А дома без нее так непривычно. Без всего этого бедлама, в котором я прожил последние 13-15 лет. Безумный театр моего семейства лишился своего главного лицедея. Мои уши, нос, глаза – словно ушли в монастырь. Никто теперь не беснуется среди ночи, бегая по коридору, дергая закрытые двери и неистово зовя дорогих покойников; теперь уже не нужно задерживать дыхание, выходя из своей комнаты, и внимательно смотреть себе под ноги – оттого, что кто-то не успел дойти до туалета; никто больше не дергает мою дверь по двадцать раз за вечер, настоятельно предлагая попить «чайку с хлебушком». Никто не огорошит меня вопросом: «Надя, где твоя мать?» (Надя – это моя мама) и не жалуется тете Вале, принимая ее за покойную соседку, на саму тетю Валю, которая тем временем разогревает бабушке манную кашу.

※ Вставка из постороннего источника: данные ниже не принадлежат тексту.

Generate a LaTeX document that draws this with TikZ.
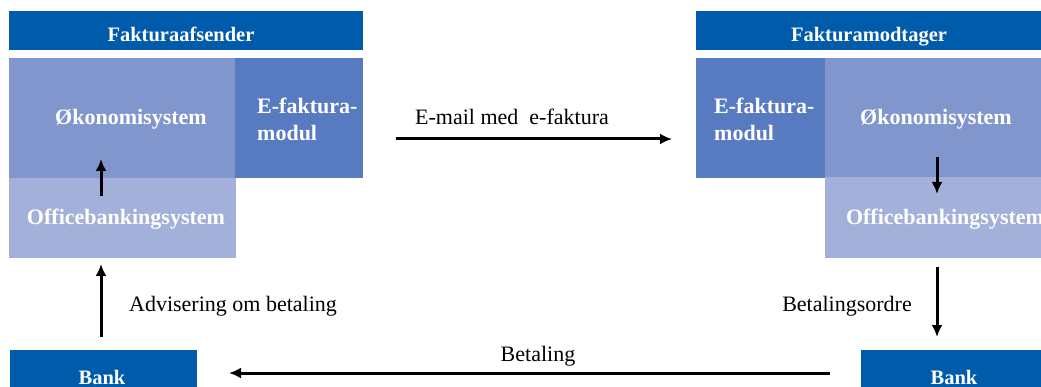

Раньше я как-то не задумывался, как сильно она повлияла на меня за всю мою жизнь. А теперь я вспоминаю, как она когда-то пекла нам свои фирменные пирожки, и как иногда таскала меня за вихры, как она красила забор на даче и пилила ветки дерева, взобравшись на него как индеец – а ведь ей тогда было под семьдесят лет. Очень много разных воспоминаний клубится у меня в душе – добрых, забавных, причудливых. Она была корнем нашей семьи, нашим бессменным капитаном, и чем больше она теряла рассудок, тем активней она верховодила нами. И я уверен на сто процентов: что бы она ни делала в отношении любого из нас – даже если это доводило нас до белого каления – всё это было только от любви, такой отчаянной, неистовой, беззаветной, пусть и безрассудной любви. Никогда я не знал бабки более немыслимой, чем она, настолько яркой, самобытной, а ведь она была простым рабочим человеком, совершенно равнодушным к тонким материям. Она просто шла по жизни с гордо поднятой головой, встречая испытания лицом к лицу (а этих испытаний, и лишений, и борьбы было столько, что с лихвой хватило бы и на троих), и всё, за что бы она ни бралась, она делала на отлично. В ней была какая-то ветхозаветная мощь, что-то почти эпическое.
Эта немыслимая воля к жизни, желание идти вперед и не сдаваться, безмерная вера в свою правоту – как вулкан бурлившие в ней, отдаются и в моих венах, и я смотрю в небо и говорю тебе, бабушка: давай, так держать, победа будет за нами!